◆ DATASET SECTION
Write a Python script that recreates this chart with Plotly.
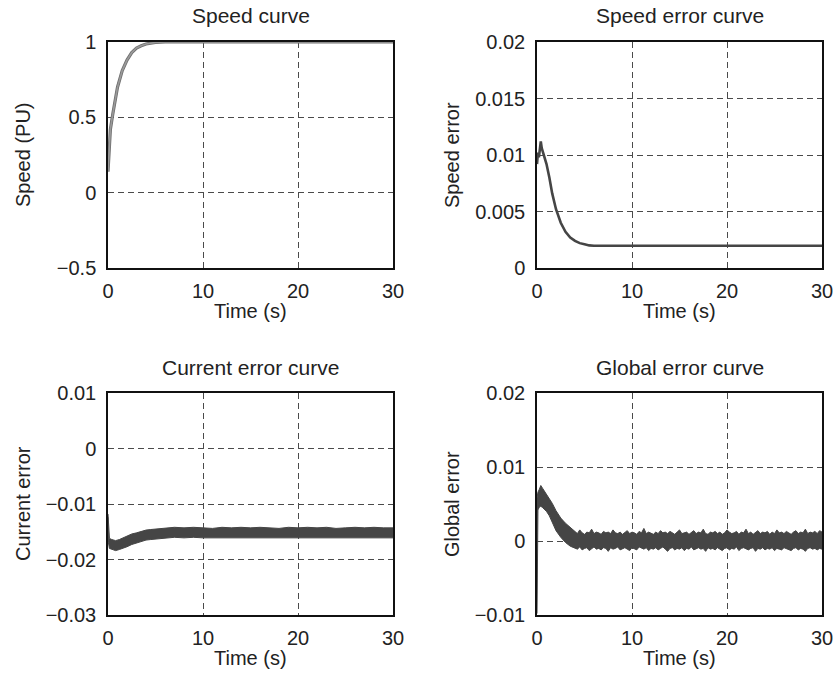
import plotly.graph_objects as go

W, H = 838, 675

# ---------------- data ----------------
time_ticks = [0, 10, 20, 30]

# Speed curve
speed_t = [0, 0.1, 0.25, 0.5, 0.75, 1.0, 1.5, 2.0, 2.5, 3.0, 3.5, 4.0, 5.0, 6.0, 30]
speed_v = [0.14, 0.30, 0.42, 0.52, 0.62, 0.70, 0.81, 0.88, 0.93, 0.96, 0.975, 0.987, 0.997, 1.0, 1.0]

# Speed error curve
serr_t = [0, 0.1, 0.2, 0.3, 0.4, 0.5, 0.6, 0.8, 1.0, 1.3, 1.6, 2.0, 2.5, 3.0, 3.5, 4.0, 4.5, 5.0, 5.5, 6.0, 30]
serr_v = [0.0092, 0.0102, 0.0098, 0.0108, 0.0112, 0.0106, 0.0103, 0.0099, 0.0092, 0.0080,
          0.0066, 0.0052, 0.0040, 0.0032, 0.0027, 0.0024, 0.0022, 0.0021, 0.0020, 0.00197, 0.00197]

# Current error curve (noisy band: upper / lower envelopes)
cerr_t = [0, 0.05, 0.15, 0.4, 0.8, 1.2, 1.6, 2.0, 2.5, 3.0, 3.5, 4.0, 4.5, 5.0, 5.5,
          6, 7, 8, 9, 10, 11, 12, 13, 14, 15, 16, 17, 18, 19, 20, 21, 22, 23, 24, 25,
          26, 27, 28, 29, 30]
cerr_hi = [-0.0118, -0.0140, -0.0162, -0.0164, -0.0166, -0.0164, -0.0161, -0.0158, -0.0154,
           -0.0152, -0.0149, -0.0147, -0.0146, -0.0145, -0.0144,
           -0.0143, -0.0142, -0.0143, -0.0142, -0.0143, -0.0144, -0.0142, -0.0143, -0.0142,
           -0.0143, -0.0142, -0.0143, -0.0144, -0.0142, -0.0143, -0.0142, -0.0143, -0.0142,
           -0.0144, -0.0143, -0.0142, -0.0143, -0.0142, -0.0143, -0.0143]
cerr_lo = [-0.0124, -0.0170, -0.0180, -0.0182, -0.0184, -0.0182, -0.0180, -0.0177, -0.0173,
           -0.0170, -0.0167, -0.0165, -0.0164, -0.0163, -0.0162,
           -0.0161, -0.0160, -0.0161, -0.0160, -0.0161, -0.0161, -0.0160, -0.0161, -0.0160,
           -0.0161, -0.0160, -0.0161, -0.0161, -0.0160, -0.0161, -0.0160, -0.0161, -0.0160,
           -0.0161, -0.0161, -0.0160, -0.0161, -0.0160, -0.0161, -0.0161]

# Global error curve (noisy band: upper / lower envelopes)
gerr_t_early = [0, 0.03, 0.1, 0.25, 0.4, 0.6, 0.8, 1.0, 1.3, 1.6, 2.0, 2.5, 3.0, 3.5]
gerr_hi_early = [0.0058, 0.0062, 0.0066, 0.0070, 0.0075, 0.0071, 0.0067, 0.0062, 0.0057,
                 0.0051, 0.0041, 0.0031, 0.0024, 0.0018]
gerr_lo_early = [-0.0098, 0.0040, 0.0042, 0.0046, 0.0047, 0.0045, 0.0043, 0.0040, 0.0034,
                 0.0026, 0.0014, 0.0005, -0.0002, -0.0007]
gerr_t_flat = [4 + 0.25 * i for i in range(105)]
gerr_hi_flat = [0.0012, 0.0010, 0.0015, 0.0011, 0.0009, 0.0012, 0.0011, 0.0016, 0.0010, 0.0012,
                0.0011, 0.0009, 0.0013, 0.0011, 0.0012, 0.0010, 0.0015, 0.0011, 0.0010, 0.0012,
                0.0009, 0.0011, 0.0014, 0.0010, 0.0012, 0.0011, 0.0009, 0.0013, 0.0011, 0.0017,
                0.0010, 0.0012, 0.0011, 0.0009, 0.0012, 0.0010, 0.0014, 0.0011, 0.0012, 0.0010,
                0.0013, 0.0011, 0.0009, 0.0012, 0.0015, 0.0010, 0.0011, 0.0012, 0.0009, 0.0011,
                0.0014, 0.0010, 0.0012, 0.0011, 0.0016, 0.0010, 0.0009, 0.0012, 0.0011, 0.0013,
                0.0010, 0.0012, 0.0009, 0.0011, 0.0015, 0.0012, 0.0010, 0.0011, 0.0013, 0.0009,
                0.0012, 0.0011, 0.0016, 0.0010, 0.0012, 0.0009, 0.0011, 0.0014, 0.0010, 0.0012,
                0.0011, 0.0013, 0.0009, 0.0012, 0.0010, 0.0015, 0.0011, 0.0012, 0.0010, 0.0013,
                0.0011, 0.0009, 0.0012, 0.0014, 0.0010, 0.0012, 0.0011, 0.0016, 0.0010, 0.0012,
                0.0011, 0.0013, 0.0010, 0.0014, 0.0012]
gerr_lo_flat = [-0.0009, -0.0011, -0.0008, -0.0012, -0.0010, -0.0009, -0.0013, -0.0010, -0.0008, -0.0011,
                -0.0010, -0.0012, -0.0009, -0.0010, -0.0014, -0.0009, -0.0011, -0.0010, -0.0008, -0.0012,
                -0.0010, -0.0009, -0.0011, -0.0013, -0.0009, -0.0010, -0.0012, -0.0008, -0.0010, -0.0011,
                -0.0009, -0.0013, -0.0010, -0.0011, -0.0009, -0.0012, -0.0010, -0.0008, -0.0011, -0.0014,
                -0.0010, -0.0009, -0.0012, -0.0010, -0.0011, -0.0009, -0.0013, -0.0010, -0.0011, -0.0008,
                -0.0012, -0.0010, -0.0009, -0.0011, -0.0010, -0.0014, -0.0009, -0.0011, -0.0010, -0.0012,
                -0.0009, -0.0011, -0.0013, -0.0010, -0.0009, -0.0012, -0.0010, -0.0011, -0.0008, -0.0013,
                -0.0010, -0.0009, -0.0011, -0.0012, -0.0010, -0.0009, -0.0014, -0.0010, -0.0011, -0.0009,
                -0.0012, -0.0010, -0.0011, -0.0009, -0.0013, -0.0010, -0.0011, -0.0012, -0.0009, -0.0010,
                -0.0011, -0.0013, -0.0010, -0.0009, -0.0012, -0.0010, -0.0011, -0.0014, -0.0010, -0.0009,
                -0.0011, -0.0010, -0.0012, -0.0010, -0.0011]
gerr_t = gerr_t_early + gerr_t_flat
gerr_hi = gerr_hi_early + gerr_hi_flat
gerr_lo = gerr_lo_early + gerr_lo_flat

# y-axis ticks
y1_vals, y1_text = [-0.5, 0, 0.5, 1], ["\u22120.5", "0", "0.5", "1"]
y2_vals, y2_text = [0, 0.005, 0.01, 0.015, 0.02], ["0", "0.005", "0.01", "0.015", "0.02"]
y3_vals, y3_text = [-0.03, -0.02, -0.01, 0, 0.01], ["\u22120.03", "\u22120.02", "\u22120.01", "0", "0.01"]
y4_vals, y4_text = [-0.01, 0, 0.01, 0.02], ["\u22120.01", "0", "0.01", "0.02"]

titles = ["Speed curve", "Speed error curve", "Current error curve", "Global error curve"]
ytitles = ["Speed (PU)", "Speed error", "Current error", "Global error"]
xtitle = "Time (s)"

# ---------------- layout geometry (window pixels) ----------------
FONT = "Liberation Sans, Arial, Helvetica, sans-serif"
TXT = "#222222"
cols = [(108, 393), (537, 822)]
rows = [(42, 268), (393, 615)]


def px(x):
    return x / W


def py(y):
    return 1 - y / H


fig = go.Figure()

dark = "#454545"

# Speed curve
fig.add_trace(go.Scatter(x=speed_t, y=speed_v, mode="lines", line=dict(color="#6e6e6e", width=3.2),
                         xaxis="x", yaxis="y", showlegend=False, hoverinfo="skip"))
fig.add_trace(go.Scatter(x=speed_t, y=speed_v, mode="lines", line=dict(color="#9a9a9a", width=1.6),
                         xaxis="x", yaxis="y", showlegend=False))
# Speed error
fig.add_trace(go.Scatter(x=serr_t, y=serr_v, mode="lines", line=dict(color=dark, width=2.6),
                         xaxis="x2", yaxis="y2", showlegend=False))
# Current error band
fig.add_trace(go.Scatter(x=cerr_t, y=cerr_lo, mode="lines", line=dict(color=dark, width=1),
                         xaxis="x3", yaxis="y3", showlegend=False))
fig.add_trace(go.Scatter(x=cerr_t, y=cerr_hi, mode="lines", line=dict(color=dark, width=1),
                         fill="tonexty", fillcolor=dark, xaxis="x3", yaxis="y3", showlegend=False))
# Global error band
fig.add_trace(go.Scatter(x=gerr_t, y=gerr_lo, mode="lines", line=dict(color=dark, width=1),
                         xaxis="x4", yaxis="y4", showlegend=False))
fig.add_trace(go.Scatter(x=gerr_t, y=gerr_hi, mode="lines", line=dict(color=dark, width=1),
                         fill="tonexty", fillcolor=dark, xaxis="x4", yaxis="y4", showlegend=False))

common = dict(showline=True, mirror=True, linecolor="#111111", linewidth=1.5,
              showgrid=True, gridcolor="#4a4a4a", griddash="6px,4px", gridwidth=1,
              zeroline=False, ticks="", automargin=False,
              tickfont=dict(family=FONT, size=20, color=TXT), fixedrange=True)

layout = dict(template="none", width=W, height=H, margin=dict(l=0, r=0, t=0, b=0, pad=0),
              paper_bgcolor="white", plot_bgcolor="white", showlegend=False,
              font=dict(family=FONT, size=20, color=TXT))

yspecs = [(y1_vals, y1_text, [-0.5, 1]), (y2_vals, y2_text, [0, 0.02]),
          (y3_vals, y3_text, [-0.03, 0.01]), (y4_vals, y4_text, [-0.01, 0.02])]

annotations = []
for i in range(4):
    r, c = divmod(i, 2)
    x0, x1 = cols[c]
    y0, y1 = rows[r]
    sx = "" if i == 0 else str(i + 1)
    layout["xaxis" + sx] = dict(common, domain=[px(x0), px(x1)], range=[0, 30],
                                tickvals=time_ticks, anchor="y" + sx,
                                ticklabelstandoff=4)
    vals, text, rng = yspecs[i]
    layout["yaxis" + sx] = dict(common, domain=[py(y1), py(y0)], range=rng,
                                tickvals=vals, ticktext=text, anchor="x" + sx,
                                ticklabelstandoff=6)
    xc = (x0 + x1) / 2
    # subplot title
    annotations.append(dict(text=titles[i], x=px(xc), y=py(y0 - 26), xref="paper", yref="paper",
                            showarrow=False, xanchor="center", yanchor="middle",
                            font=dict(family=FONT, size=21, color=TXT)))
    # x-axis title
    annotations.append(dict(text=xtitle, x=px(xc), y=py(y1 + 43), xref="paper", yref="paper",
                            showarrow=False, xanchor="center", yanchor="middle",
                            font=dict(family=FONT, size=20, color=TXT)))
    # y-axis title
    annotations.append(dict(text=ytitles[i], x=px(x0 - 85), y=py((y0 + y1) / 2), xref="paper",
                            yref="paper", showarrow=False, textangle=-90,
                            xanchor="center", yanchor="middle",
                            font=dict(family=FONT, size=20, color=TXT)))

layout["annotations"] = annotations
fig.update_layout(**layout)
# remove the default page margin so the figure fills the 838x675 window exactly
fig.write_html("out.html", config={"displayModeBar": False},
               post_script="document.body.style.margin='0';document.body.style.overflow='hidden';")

◆ GOAL OF THE EXERCISE
Copy nothing but the lines from the top of the material through the line holding "0.997, 1.0, 1.0]", exactly as written; omit pictures.

◆ TASK RESULT
Write a Python script that recreates this chart with Plotly.
import plotly.graph_objects as go

W, H = 838, 675

# ---------------- data ----------------
time_ticks = [0, 10, 20, 30]

# Speed curve
speed_t = [0, 0.1, 0.25, 0.5, 0.75, 1.0, 1.5, 2.0, 2.5, 3.0, 3.5, 4.0, 5.0, 6.0, 30]
speed_v = [0.14, 0.30, 0.42, 0.52, 0.62, 0.70, 0.81, 0.88, 0.93, 0.96, 0.975, 0.987, 0.997, 1.0, 1.0]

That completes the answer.